For me, travel and vacations are special, sacred times. Maybe it's because there's always a lot of hype leading up to a trip or maybe because you inevitably take more photos than you would in everyday life, but travel memories are always more potent, visceral, lasting. Had we taken this trip (our first trip to Asia), it would have become a mental touchstone, conjured up forever after at the sight, smell, or look of something familiar. Even though we'd only physically be there a short time, the impact would have been powerfully expansive. The reason we travel is not just to see different parts of the world, it's to look at our home, even ourselves, with new eyes.

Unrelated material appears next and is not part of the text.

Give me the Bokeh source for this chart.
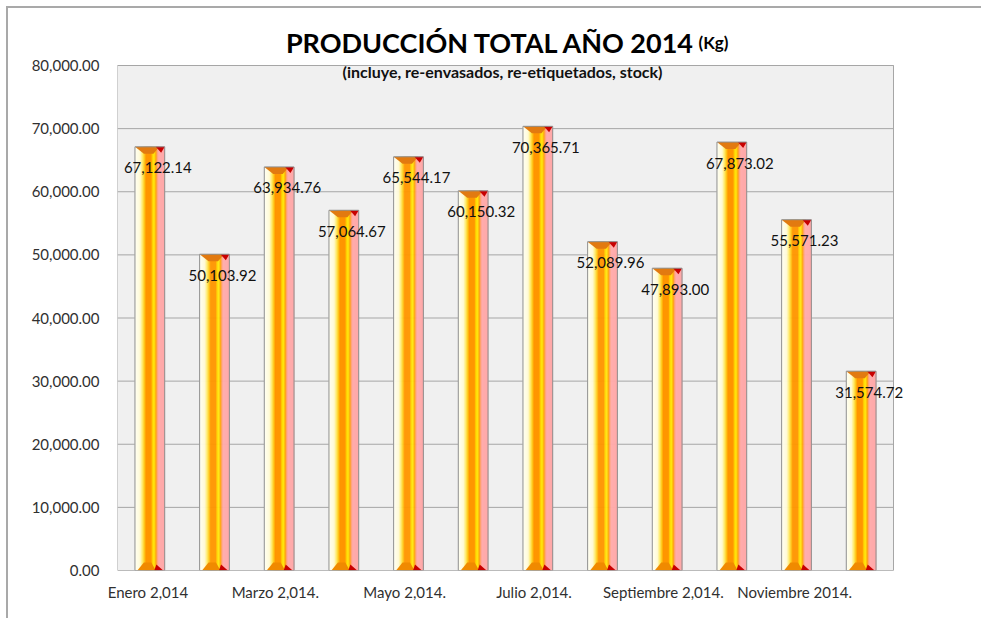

Pace is a curious thing. In the days that followed the cancellation announcement, my regular life continued. If anything, the pace felt quick as the days passed rapidly by. Already it's Friday. I can't remember what I had for lunch yesterday. Had we taken the trip, the days would have stretched out to make room for these impressions and new memories - of street scenes, of weird culinary delicacies, of faces in the subway, of the look of the sky at night. Instead, I stayed home and continued with business as usual. Another week blurred together that I navigated it on autopilot with little to show for it.
So in a sense, I feel sort of flat and disconnected thinking about an adventure didn't happen. It would be inaccurate to say that I am sad about it, it's more like I watched a movie that ended unexpectedly and it's sort of a let down. Truthfully, I am no worse off (and even a little richer) because of the cancellation. It's one of those forking paths in life, a what could have been moment.